First-quarter returns surge at Malaysia’s Employees Provident Fund
Malaysia’s Employees Provident Fund (EPF) has reported a record 58% year-on-year surge in return in the first quarter of the year, driven by equity investments.
For the quarter ended 31 March, investment income reached MYR8.8bn (€2bn), compared with MYR5.6bn in the corresponding quarter in 2013.
About 52% of the fund is invested in fixed income instruments, 43% in equities and the rest in money market instruments, real estate and infrastructure.
Overseas exposure constitutes 21% of total investment assets.
Returns from the fund’s global investments make up about 27% of all income generated.
As at March 31, investment assets stood at about MYR600bn, an 11.3% increase from the year-earlier period.
During the quarter under review, the fund’s equity portfolio was the biggest contributor, generating an investment income of MYR4.8bn, compared with MYR1.9bn in Q1 2013.
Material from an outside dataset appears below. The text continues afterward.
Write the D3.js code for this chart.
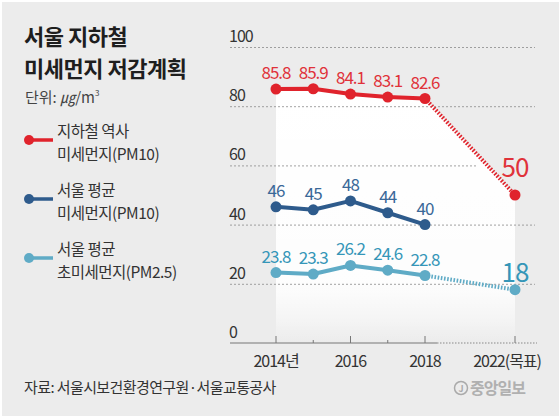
<!DOCTYPE html>
<html>
<head>
<meta charset="utf-8">
<script src="https://cdn.jsdelivr.net/npm/d3@7"></script>
<style>
  body { margin: 0; background: #fff; }
  svg text { font-family: "Noto Sans CJK KR", "Noto Sans", sans-serif; }
</style>
</head>
<body>
<div id="chart"></div>
<script>
// data
var years = [2014, 2015, 2016, 2017, 2018, 2022];
var subwayPM10 = [85.8, 85.9, 84.1, 83.1, 82.6, 50];
var seoulPM10 = [46, 45, 48, 44, 40];
var seoulPM25 = [23.8, 23.3, 26.2, 24.6, 22.8, 18];
var yTicks = [0, 20, 40, 60, 80, 100];
var xTickLabels = { 2014: '2014년', 2016: '2016', 2018: '2018', 2022: '2022(목표)' };

var W = 559, H = 416;
var bg = '#ececec';

var svg = d3.select('#chart').append('svg')
  .attr('width', W).attr('height', H);

svg.append('rect').attr('x', 2).attr('y', 2).attr('width', W - 2).attr('height', H - 2).attr('fill', bg);

// 2014-2018 evenly spaced, then a shorter stretch to the 2022 target
var x = d3.scaleLinear().domain([2014, 2018, 2022]).range([276, 425, 515]);
var y = d3.scaleLinear().domain([0, 100]).range([343, 47]);

var defs = svg.append('defs');
var grad = defs.append('linearGradient').attr('id', 'fade')
  .attr('x1', 0).attr('y1', 0).attr('x2', 0).attr('y2', 1);
grad.append('stop').attr('offset', '0%').attr('stop-color', '#fff').attr('stop-opacity', 1);
grad.append('stop').attr('offset', '75%').attr('stop-color', '#fff').attr('stop-opacity', 0.9);
grad.append('stop').attr('offset', '100%').attr('stop-color', '#fff').attr('stop-opacity', 0);

var grad2 = defs.append('linearGradient').attr('id', 'fade2')
  .attr('x1', 0).attr('y1', 0).attr('x2', 0).attr('y2', 1);
grad2.append('stop').attr('offset', '0%').attr('stop-color', '#fff').attr('stop-opacity', 0.5);
grad2.append('stop').attr('offset', '100%').attr('stop-color', '#fff').attr('stop-opacity', 0);

var pts = function (vals) {
  return vals.map(function (v, i) { return { yr: years[i], v: v }; });
};
var red = pts(subwayPM10), blue = pts(seoulPM10), light = pts(seoulPM25);

// white fading area under the lines
var area = d3.area().x(function (d) { return x(d.yr); }).y0(y(0)).y1(function (d) { return y(d.v); });
svg.append('path').attr('d', area(red)).attr('fill', 'url(#fade)');
svg.append('path').attr('d', area(light)).attr('fill', 'url(#fade2)');

// grid lines
var gridEnd = function (t) {
  if (t === 60) {
    // stop before the "50" label
    return x(2018) + (x(2022) - x(2018)) * (subwayPM10[4] - 60) / (subwayPM10[4] - subwayPM10[5]) - 10;
  }
  return 535;
};
svg.selectAll('.grid').data(yTicks.filter(function (t) { return t > 0; })).enter()
  .append('line')
  .attr('x1', 230).attr('x2', gridEnd)
  .attr('y1', function (d) { return y(d) + 0.5; }).attr('y2', function (d) { return y(d) + 0.5; })
  .attr('stroke', '#8a8a8a').attr('stroke-width', 0.8).attr('stroke-dasharray', '2,2');

svg.selectAll('.ylab').data(yTicks).enter()
  .append('text')
  .attr('x', 229).attr('y', function (d) { return y(d) - 5; })
  .attr('font-size', 16).attr('fill', '#333').attr('letter-spacing', -1)
  .text(function (d) { return d; });

// x axis: solid up to 2018, dotted after
svg.append('line').attr('x1', 230).attr('x2', x(2018) + 12)
  .attr('y1', y(0)).attr('y2', y(0)).attr('stroke', '#777').attr('stroke-width', 1.2);
svg.append('line').attr('x1', x(2018) + 12).attr('x2', 537)
  .attr('y1', y(0)).attr('y2', y(0)).attr('stroke', '#888').attr('stroke-width', 1.2)
  .attr('stroke-dasharray', '1.5,1.5');

svg.selectAll('.xtick').data(years).enter()
  .append('line')
  .attr('x1', function (d) { return x(d); }).attr('x2', function (d) { return x(d); })
  .attr('y1', function (d) { return xTickLabels[d] ? y(0) - 7 : y(0) - 3; }).attr('y2', y(0))
  .attr('stroke', '#777').attr('stroke-width', 1);

svg.selectAll('.xlab').data(years.filter(function (d) { return xTickLabels[d]; })).enter()
  .append('text')
  .attr('x', function (d) { return d === 2022 ? 541 : x(d); }).attr('y', 367)
  .attr('text-anchor', function (d) { return d === 2022 ? 'end' : 'middle'; })
  .attr('font-size', 16).attr('fill', '#333').attr('letter-spacing', -1)
  .text(function (d) { return xTickLabels[d]; });

var line = d3.line().x(function (d) { return x(d.yr); }).y(function (d) { return y(d.v); });

function drawSeries(data, color, textColor, targetLift) {
  var solid = data.filter(function (d) { return d.yr <= 2018; });
  var future = data.filter(function (d) { return d.yr >= 2018; });
  if (future.length > 1) {
    svg.append('path').attr('d', line(future)).attr('fill', 'none')
      .attr('stroke', color).attr('stroke-width', 4).attr('stroke-dasharray', '1.6,1.6');
  }
  svg.append('path').attr('d', line(solid)).attr('fill', 'none')
    .attr('stroke', color).attr('stroke-width', 4).attr('stroke-linejoin', 'round');
  svg.selectAll(null).data(data).enter().append('circle')
    .attr('cx', function (d) { return x(d.yr); }).attr('cy', function (d) { return y(d.v); })
    .attr('r', 5.5).attr('fill', color);
  svg.selectAll(null).data(data).enter().append('text')
    .attr('x', function (d) { return x(d.yr); })
    .attr('y', function (d) { return y(d.v) - (d.yr === 2022 ? targetLift : 10); })
    .attr('text-anchor', 'middle')
    .attr('font-size', function (d) { return d.yr === 2022 ? 26 : 17; })
    .attr('letter-spacing', -1)
    .attr('fill', textColor)
    .text(function (d) { return d.v; });
}

drawSeries(red, '#e0232c', '#e0323a', 18);
drawSeries(blue, '#2e5b8c', '#3a6898', 18);
drawSeries(light, '#5fabc6', '#3596b8', 8);

// title block
svg.append('text').attr('x', 24).attr('y', 45).attr('font-size', 22).attr('font-weight', 700)
  .attr('fill', '#1e1e1e').attr('letter-spacing', -0.5).text('서울 지하철');
svg.append('text').attr('x', 24).attr('y', 77).attr('font-size', 22).attr('font-weight', 700)
  .attr('fill', '#1e1e1e').attr('letter-spacing', -0.5).text('미세먼지 저감계획');
var unit = svg.append('text').attr('x', 25).attr('y', 103).attr('font-size', 15).attr('fill', '#444');
unit.append('tspan').text('단위: ');
unit.append('tspan').attr('font-style', 'italic').text('㎍');
unit.append('tspan').text('/m');
unit.append('tspan').attr('font-size', 8).attr('dy', -7).text('3');

// legend
var legend = [
  { y: 140, color: '#e0232c', lines: ['지하철 역사', '미세먼지(PM10)'] },
  { y: 199, color: '#2e5b8c', lines: ['서울 평균', '미세먼지(PM10)'] },
  { y: 258, color: '#5fabc6', lines: ['서울 평균', '초미세먼지(PM2.5)'] }
];
var lg = svg.selectAll('.lg').data(legend).enter().append('g');
lg.append('line').attr('x1', 28).attr('x2', 53)
  .attr('y1', function (d) { return d.y; }).attr('y2', function (d) { return d.y; })
  .attr('stroke', function (d) { return d.color; }).attr('stroke-width', 3.5);
lg.append('circle').attr('cx', 29).attr('cy', function (d) { return d.y; }).attr('r', 5)
  .attr('fill', function (d) { return d.color; });
lg.append('text').attr('x', 57).attr('y', function (d) { return d.y - 3; })
  .attr('font-size', 15.5).attr('fill', '#333').attr('letter-spacing', -0.5)
  .text(function (d) { return d.lines[0]; });
lg.append('text').attr('x', 57).attr('y', function (d) { return d.y + 20; })
  .attr('font-size', 15.5).attr('fill', '#333').attr('letter-spacing', -0.5)
  .text(function (d) { return d.lines[1]; });

// source + logo
svg.append('text').attr('x', 24).attr('y', 393).attr('font-size', 15).attr('fill', '#333')
  .attr('letter-spacing', -0.6).text('자료: 서울시보건환경연구원·서울교통공사');
svg.append('circle').attr('cx', 461).attr('cy', 388).attr('r', 6.5)
  .attr('fill', 'none').attr('stroke', '#aaa').attr('stroke-width', 1.5);
svg.append('text').attr('x', 461).attr('y', 392).attr('text-anchor', 'middle')
  .attr('font-size', 9).attr('font-weight', 700).attr('fill', '#aaa').text('J');
svg.append('text').attr('x', 470).attr('y', 394).attr('font-size', 16).attr('font-weight', 700)
  .attr('fill', '#b0b0b0').attr('letter-spacing', -1).text('중앙일보');
</script>
</body>
</html>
Chief executive Datuk Shahril Ridza Ridzuan said: “High trading volume and liquidity in the equity markets, particularly global developed markets, provided us with timely opportunities to realise gains from earlier equity investments.
“In addition, we benefited from a steady stream of dividends received from the listed companies we invested in.”
Income from real estate and infrastructure increased by 37%, while returns from loans and bonds climbed 4%.
The EPF said the marginal increase in income was primarily due to maturing investments reinvested at lower rates given the low interest rate regime.
Income from Malaysian government securities and equivalents increased by 4%, while money market instruments contributed almost MYR80m in the quarter under review.
Commenting on the outlook for the rest of the year, Shahril said: “Although we are optimistic the Malaysian economy will record better growth this year on expectations of export recovery supported by resilient domestic demand, we remain vigilant, particularly over the uncertainties surrounding the movements of capital as long-term interest rates adjust following recovery in key markets.”